This proof follows the outline of
[E.2.1, Theorem 9.3a] closely; see also
[E.2.1, Theorem 9.2]. First we will come up with a way to write a partial
product as a specific sum. Then we will use this to get a precise error between partial products and the infinite sum, and finally bound said error by something going to zero, the final step of which we separate out as an independent claim.

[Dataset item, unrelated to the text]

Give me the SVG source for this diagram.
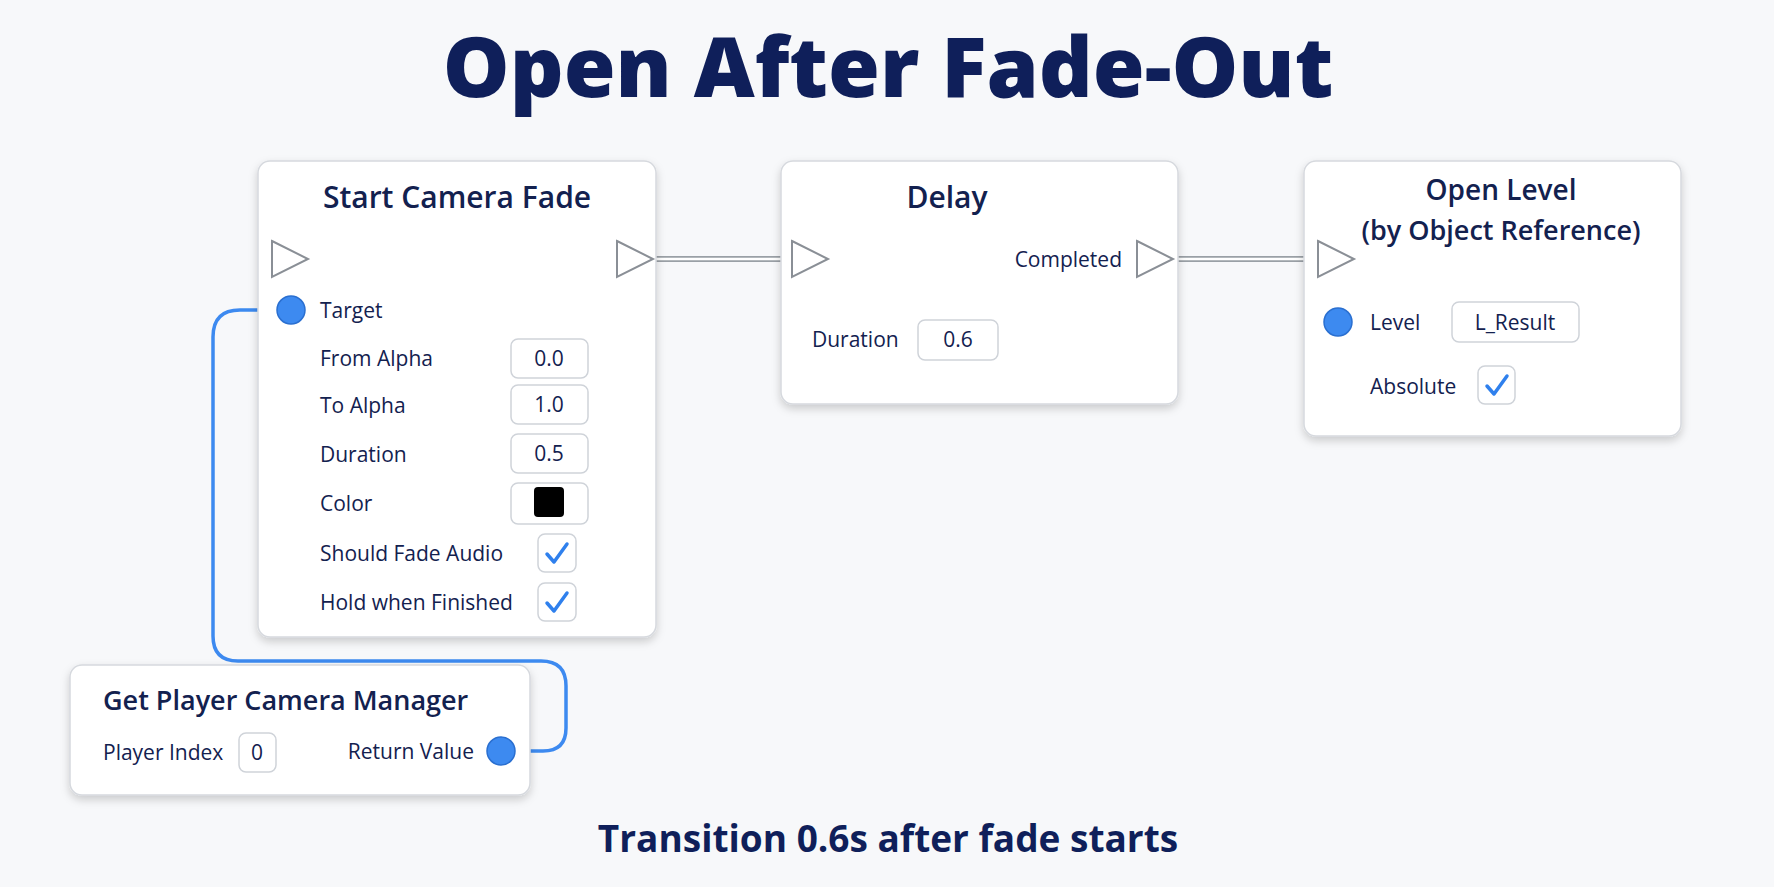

We will begin with the identity we already know as defining
\(\mu\) in
Definition 23.1.1:
\begin{equation*}
\sum_{d\mid n}\frac{\mu(d)}{d}=\prod_{p\mid n}(1-p^{-1})\text{.}
\end{equation*}
Assuming we multiply these products out through the \(k\)th prime, we get
\begin{equation*}
\prod_{i=1}^k \left(1-\frac{1}{p_i}\right)=
\end{equation*}
\begin{equation*}
1-\frac{1}{p_1}-\frac{1}{p_2}-\cdots +\frac{1}{p_1 p_2}+\frac{1}{p_1 p_3}+\cdots -\frac{1}{p_1 p_2 p_3}-\frac{1}{p_1 p_2 p_4}-\cdots =
\end{equation*}
\begin{equation*}
\sum_{\substack{n\text{ squarefree}\\\text{ only }p_i\mid n,\; 1\leq i\leq k}}\frac{\mu(n)}{n}\text{.}
\end{equation*}
This certainly suggests the entire fact is true.
Next, let’s introduce the set
\begin{equation*}
A_k=\{n \mid n=p_1^{e_1}p_2^{e_2}\cdots p_k^{e_k},e_i\geq 0\}
\end{equation*}
This is the set of all integers built out of the first \(k\) primes. Since \(\mu(n)=0\) unless it has no higher prime powers, then in this notation the big right hand side sum is equal to
\begin{equation*}
\prod_{i=1}^k \left(1-\frac{1}{p_i}\right)=\sum_{\substack{n\text{ squarefree}\\\text{ only }p_i\mid n,\; 1\leq i\leq k}}\frac{\mu(n)}{n}=\sum_{n\in A_k}\frac{\mu(n)}{n}\text{.}
\end{equation*}
\begin{equation*}
\prod_{i=1}^k (1-p_i^{-s})=\sum_{n\in A_k}\frac{\mu(n)}{n^s}\text{.}
\end{equation*}
Our next step is to get a bound on the difference between the infinite product and infinite series,
\begin{equation*}
\prod_{i=1}^k (1-p_i^{-s})-\sum_{n=1}^{\infty}\frac{\mu(n)}{n^s}
\end{equation*}
By the work we just did, this is \(\sum_{n\notin A_k}\frac{\mu(n)}{n^s}\text{.}\) This is the difference between the infinite sum and the partial product through the \(k\)th prime. Further, we know this error is finite for any given allowable \(s\text{,}\) because it’s bounded by \(\pm\zeta\text{,}\) and \(\zeta\) converges absolutely for \(s>1\) (recall the comparison test for infinite series).
Let’s put absolute values on this error bound:
\begin{equation*}
\left| \prod_{i=1}^k (1-p_i^{-s})-\sum_{n=1}^{\infty}\frac{\mu(n)}{n^s}\right|=\left|\sum_{n\notin A_k}\frac{\mu(n)}{n^s}\right|
\end{equation*}
To get a more explicit bound, we now deduce that any
\(n\notin A_k\) must be
\(n>p_k\text{,}\) since
\(n\) cannot have any of the first
\(k\) primes as factors. Armed with this, the following
Claim 24.5.6 will finish the proof:
\begin{equation*}
\left|\sum_{n\notin A_k}\frac{\mu(n)}{n^s}\right|\leq \sum_{n>p_k}\frac{1}{n^s}
\end{equation*}
The latter error \(\sum_{n>p_k}\frac{1}{n^s}\) must go to zero as \(k\to \infty\text{,}\) since this is the tail of a convergent infinite series. That means that the partial products converge to the series; we know that is finite, so everything converges and we have our Euler product for this Dirichlet series!